It’s times like these I wish the right had a bratty little jackass to excommunicate dissenters a la Peretz and Zengerle.
As it is, I guess we’ll have to politely hear him out and consider his argument.
The nut graf:
We like to think of ourselves as rational people. We all have a certain amount of pride and face invested in our suport of President Bush. And I, for one, loathe the strident, frequently bizarre and hate-filled rhetoric of many Democrats. But these are essentially emotional reasons. Even if we voted for Bush twice, supported the war in Iraq, and cannot abide the Moonbats, these are no reasons to deny the plain facts we face:
Our actions in Iraq have resulted in a civil war that we cannot control.
Such is his despair that he’s gone ahead and sketched out a partition proposal replete with maps.
Was the war a mistake? The Commissar calculates that Iraqis are dying at about the same rate now as they were under Saddam — a queasy fact, but one which ignores Hussein’s various regional “externalities.” Maybe he would have sat idly by while Iran moved its nuke program into overdrive, but I kind of doubt it; either way, I’m glad the point remains hypothetical. And while it’s cynical to say that Iraqis warring with each other is “better” than them warring with the rest of the Middle East, it’s no more cynical than believing it’s “better” to have an Arab Stalin in power to check the local belligerents than to risk instability by trying to force a new paradigm. That’s the de facto position of most of the anti-war crowd, which is actually easy to forget amid all the carping about the administration’s incompetence. To read them sometimes, you’d think the left was gung ho for democracy until Bush’s and Rummy’s bungling soured them on the mission. Tain’t so. Have a look at the Jawa Report’s transcript of Maliki’s speech and note which passage Medea Benjamin took as her cue to start heckling him. It speaks volumes.

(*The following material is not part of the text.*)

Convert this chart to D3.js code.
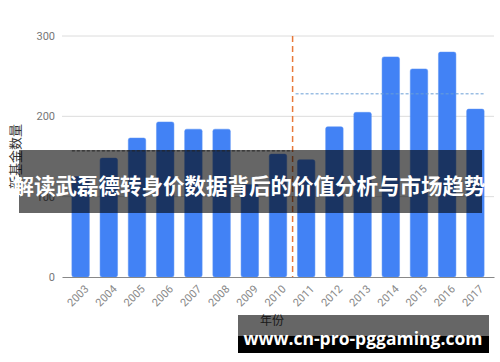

The question isn’t so much whether the war is a mistake, I think, than whether it’s a failure. I’m loath to call any campaign a “mistake” that replaced a country which paid pensions to the families of Palestinian suicide bombers with a country whose leader describes it as the “front line” in the war on terror and which celebrates the killing of Al Qaeda capos as quasi-national holidays. If your business is remaking Islam’s political culture, you can do worse than that. But if that’s our business — and it is — we’re painting on a much bigger canvas than Iraq itself; Iraq is, as the saying goes, merely the Model for the rest of the Middle East, a would-be bastion of liberty, security, and prosperity that’ll inspire oppressed peoples throughout the region to topple their fascisti and embrace democracy.
Unless, of course, the cost of democracy is made prohibitive by violence.
That’s what the terrorism is about, that’s why it was focused mostly on Iraqis instead of the American occupiers, and that’s why Zarqawi was so intent on inciting civil war. Every car bomb in Baghdad is a fish on the doorstep of reformers in Syria and Iran. If the choice is between being hauled off without charge to one of Bashar Assad’s dungeons and being afraid to leave your home under a popularly elected regime, why not take your chances with Bashar?
And here’s the important point: no matter what happens with Iraq now, the jihadis have already succeeded in sending that message. Even if the country does somehow magically emerge down the line as a butterfly, people will remember this chrysalis stage for a long, long time.
Is it time to use the F-word? Or have I missed something?
Clarification: The Commissar e-mails to say that “The occupation has been a failure. I was quite deliberately agnostic about the war itself.”